Iceland is adopting a new “plastic free” mark designed by campaigners to make it easier for consumers to make informed choices on sustainable packaging.
The supermarket will begin to put the new Plastic Free Trust Mark, created by environmental campaigners A Plastic Planet, on own brand products this month.
Eggs, cottage pies and veggie burgers are due to be the first Iceland products to get the mark, delivering a claimed 600 tonne per year reduction in plastic use. Iceland soft fruit, mushrooms and potatoes are expected to gain the endorsement by summer.
It comes after Iceland committed in January to eliminating single use plastic packaging on own label ranges by 2023.

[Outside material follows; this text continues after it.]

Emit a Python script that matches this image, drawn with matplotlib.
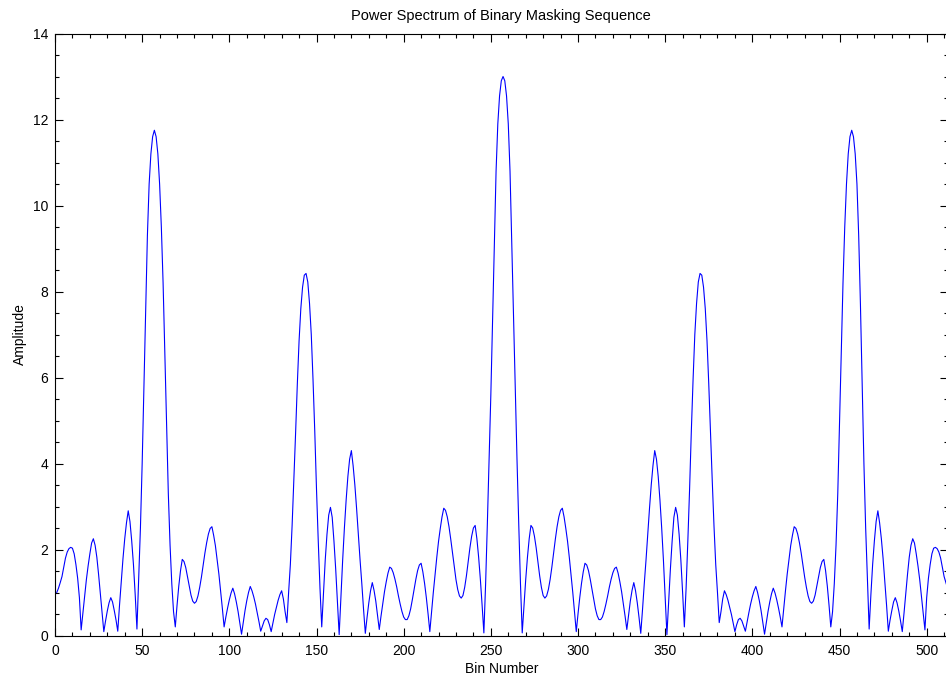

“With the grocery retail sector accounting for more than 40% of plastic packaging in the UK, it’s high time Britain’s supermarkets came together to take the lead on this issue,” said Iceland MD Richard Walker.
“I’m proud to lead a supermarket that is working with A Plastic Planet to realise a plastic-free future for food and drink retail.”
The mark, launched today (16 May), is also set to appear on selected own brand products from Dutch supermarket chain Ekoplaza by the end of the year, as well as plastic-free teabags from online retailer Teapigs.
In February, Ekoplaza revealed a plastic-free aisle at a store in Amsterdam.
Accredited packaging will include carton board, wood pulp, glass, metal and certified-compostable biomaterials.
“Now we all know the damage our addiction to plastic has caused, we want to do the right thing and buy plastic free,” said A Plastic Planet co-founder Sian Sutherland. “But it’s harder than you think and a clear no-nonsense label is much needed.
“Our Trust Mark cuts through the confusion of symbols and labels and tells you just one thing - this packaging is plastic free and therefore guilt free. Finally shoppers can be part of the solution, not the problem.”
Ekoplaza CEO Erik Does said: “We are proud to be a showcase for how we can dramatically reduce plastic for our customers. We want it, they want it. Now the customer has the easy choice too.”
Teapigs co-founder Louise Cheadle said: “We’re really pleased to add A Plastic Planet’s Trust Mark to our packaging. A lot of tea drinkers have been surprised to learn that many teabags contain plastic.”